Contacté par Jeune Afrique, la direction de la BAD n’a pas souhaité réagir. Mais l’entourage d’Adesina estime qu’il est le mieux placé pour déterminer quel candidat est le plus apte à intégrer la banque, et que recruter quelqu’un sans passer par le processus classique fait partie de ses attributions. « Les présidents ont toujours usé de leur pouvoir discrétionnaire. La question est de savoir si Adesina est allé plus loin que les autres », estime un ancien cadre de la banque.
Plus de 1 million de dollars de dépenses de contentieux
Ces anomalies et le mécontentement qu’elles ont généré auraient entraîné une augmentation des dépenses de contentieux : 1,4 million de dollars pour la seule année 2018 quand 1,19 million de dollars leur avait été consacré entre 2015 et 2017. Dans un jugement du 26 janvier 2018, le tribunal administratif de la BAD alertait déjà sur « la nécessité pour tous les responsables et employés de la banque de suivre les règles ». « Il revient au président, en tant que chef de la banque, de montrer l’exemple », ajoutait-il.
Tous ces griefs sont désormais entre les mains du conseil des gouverneurs de la BAD. Ils doivent décider si une nouvelle enquête indépendante doit être diligentée.
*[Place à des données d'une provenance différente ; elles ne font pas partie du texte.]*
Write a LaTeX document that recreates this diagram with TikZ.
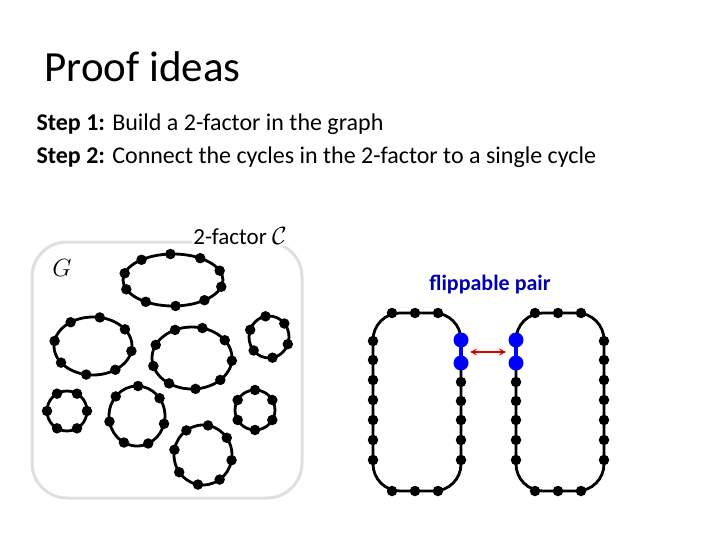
\documentclass[tikz,border=0pt]{standalone}
\usepackage{fontspec}
\setmainfont{Carlito}
\begin{document}
\begin{tikzpicture}[x=1pt,y=-1pt,
  dot/.style={circle,fill=black,inner sep=0pt,minimum size=10.5pt},
  bdot/.style={circle,fill=blue,inner sep=0pt,minimum size=15pt},
  edge/.style={line width=2.8pt}]
\useasboundingbox (0,0) rectangle (720,540);
\node[anchor=west,font=\fontsize{43}{48}\selectfont] (title) at (41,67) {Proof ideas};
\node[anchor=west,font=\fontsize{24}{28}\selectfont] (s1) at (33,124) {\textbf{Step 1:} Build a 2-factor in the graph};
\node[anchor=west,font=\fontsize{24}{28}\selectfont] (s2) at (33,157) {\textbf{Step 2:} Connect the cycles in the 2-factor to a single cycle};
\draw[line width=3pt,gray!25,rounded corners=35] (32,242) rectangle (302,498);
\node[font=\fontsize{24}{28}\selectfont] (G) at (62,268) {$G$};
\node[fill=white,inner sep=1pt,font=\fontsize{23}{26}\selectfont] (fac) at (240,236) {2-factor $\mathcal{C}$};
\foreach \cx/\cy/\rx/\ry/\n/\o [count=\k] in {173/280/50/26/10/15, 93/346/39/29/8/10, 192/358/40/31/9/5,
  269/337/20/21/6/20, 67/411/20/20/6/0, 137/416/28/30/7/15, 255/410/20/20/6/30, 203/455/29/30/8/10}{
  \draw[edge] (\cx,\cy) ellipse [x radius=\rx, y radius=\ry];
  \foreach \i in {1,...,\n}{
    \node[dot] (c\k-\i) at ({\cx+\rx*cos(\o+360*\i/\n)},{\cy+\ry*sin(\o+360*\i/\n)}) {};
  }
}
% right cycles
\draw[edge,rounded corners=27] (461,363) -- (461,491) -- (373,491) -- (373,313) -- (461,313) -- (461,340);
\draw[edge,rounded corners=27] (516,363) -- (516,491) -- (604,491) -- (604,313) -- (516,313) -- (516,340);
\draw[line width=3.5pt,blue] (461,340) -- (461,363) (516,340) -- (516,363);
\foreach \y [count=\i] in {341,360,380,400,420,440,460}{
  \node[dot] (la\i) at (373,\y) {};
  \node[dot] (rb\i) at (604,\y) {};
}
\foreach \y [count=\i] in {382,401,420,440,460}{
  \node[dot] (lb\i) at (461,\y) {};
  \node[dot] (ra\i) at (516,\y) {};
}
\foreach \x [count=\i] in {392,415,438}{
  \node[dot] (lt\i) at (\x,313) {};
  \node[dot] (lbo\i) at (\x,491) {};
}
\foreach \x [count=\i] in {535,558,581}{
  \node[dot] (rt\i) at (\x,313) {};
  \node[dot] (rbo\i) at (\x,491) {};
}
\node[bdot] (p1) at (461,340) {};
\node[bdot] (p2) at (461,363) {};
\node[bdot] (q1) at (516,340) {};
\node[bdot] (q2) at (516,363) {};
\coordinate (a1) at (470,352);
\coordinate (a2) at (506,352);
\draw[red!85!black,line width=2pt,<->,>=stealth] (a1) -- (a2);
\node[font=\bfseries\fontsize{22}{26}\selectfont,text=blue!70!black] (fp) at (490,285) {flippable pair};
\end{tikzpicture}
\end{document}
L’avenir d’Adesina à la tête de la banque est en jeu.
Initialement prévue à la fin du mois de mai, l’élection du président de la BAD se tiendra finalement entre le 25 au 27 août. Adesina est l’unique candidat. Mais alors que le scrutin se fait traditionnellement par acclamation, plusieurs gouverneurs envisagent, selon nos informations, de demander un vote. Le Nigérian devra alors obtenir une double majorité des actionnaires africains et non africains en cinq tours au maximum sous peine de devoir céder son poste à une direction intérimaire.